The U.S. ban on exporting crude oil is drawing closer to repeal as part of a fiscal package currently being negotiated in Congress.

Momentum to lift the ban among Republicans has been building steadily over the past year and lawmakers are looking to make a deal as part of a spending and tax bill. Democrats are seeking long-term renewals of renewable energy tax credits — namely for wind and solar — or other green energy measures in return.

Lawmakers in both houses remain divided over the negotiations, The Hill reported, and the White House said back in September that it would not support efforts to lift the ban.

“It clearly is an item that [Senate Majority Leader Mitch] McConnell and Republicans are salivating over,” Senate Minority Whip Dick Durbin, D-Ill., told The Huffington Post. “It would be a windfall to the industry. We don’t know how much some have estimated — $20 [billion], $30 billion a year in profits if they are allowed to do this.”

The White House, meanwhile, remains in opposition.

“I’ve said that we’d take a look at what Republicans put forward,” White House Press Secretary Josh Earnest told The Hill, But our position on that particular policy proposal hasn’t changed.”

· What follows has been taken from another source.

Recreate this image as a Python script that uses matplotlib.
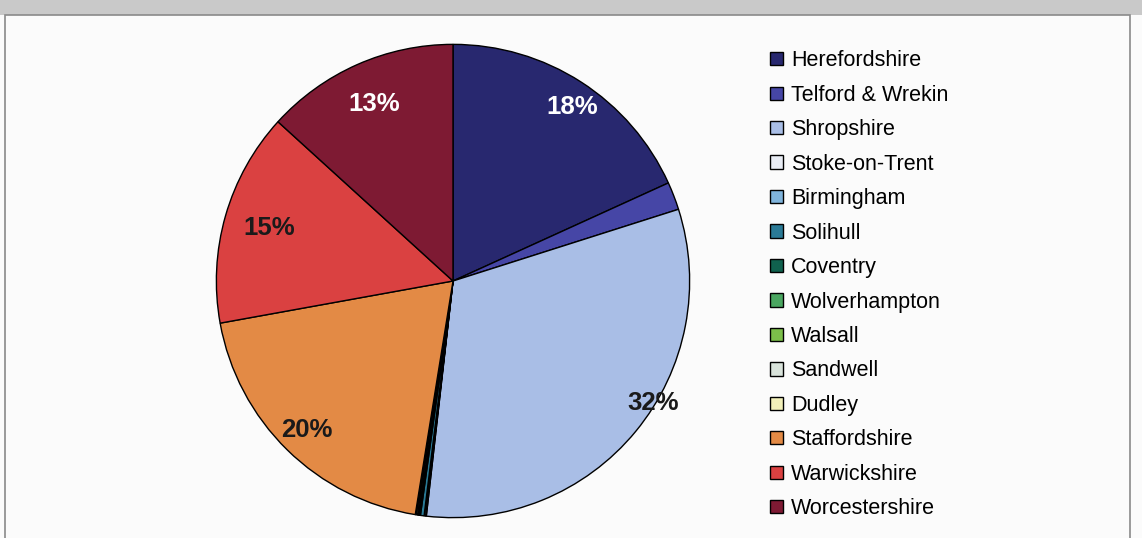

Arguments for and against repealing the ban range from economic to environmental. Opponents say exports have the potential to raise energy costs and harm the environment.

In an open letter sent to senators earlier this month, a coalition of environmental groups including the Sierra Club and the Natural Resources Defense Council outlined fears of stoking climate change and other hazards.

“It would incentivize a hazardous increase in oil production in the U.S., which would in turn mean more leaking pipelines, hazardous oil trains, and increased emissions wreaking havoc with our climate,” the letter read.

Advocates claim that gasoline might actually become cheaper if the ban were lifted and tout job creation benefits.

A report released by the U.S. Energy Information Administration in September analyzed the potential effects of removing restrictions on imports. Among other conclusions, the report said that “petroleum prices in the United States, including gasoline prices, would be either unchanged or slightly reduced by the removal of current restrictions on crude oil exports.”

The ban under discussion is limited to crude oil — exports of refined petroleum products including gasoline and diesel are not restricted in the same way — and the U.S. has become a substantial net exporter of such products. Energy interests are generally supportive of repealing the ban, with the exception of refiners who had benefitted from being able to buy cheap crude oil domestically and sell the refined product abroad at higher prices. Some lawmakers in Congress are looking to offer tax credits in an effort to offset projected profit losses for refiners.

All this comes as crude oil prices have fallen further in recent weeks, dipping last week to levels not seen since 2009 in the face of global oversupply.

Negotiations between the parties stalled on Tuesday as Senate Minority Leader Harry Reid, D., Nev., acknowledged on the Senate floor that Democrats were prepared to go forward with spending and tax bills that leave out the oil ban entirely if Republicans don’t agree to Democrats’ demands for renewable energy measures, the Wall Street Journal reported.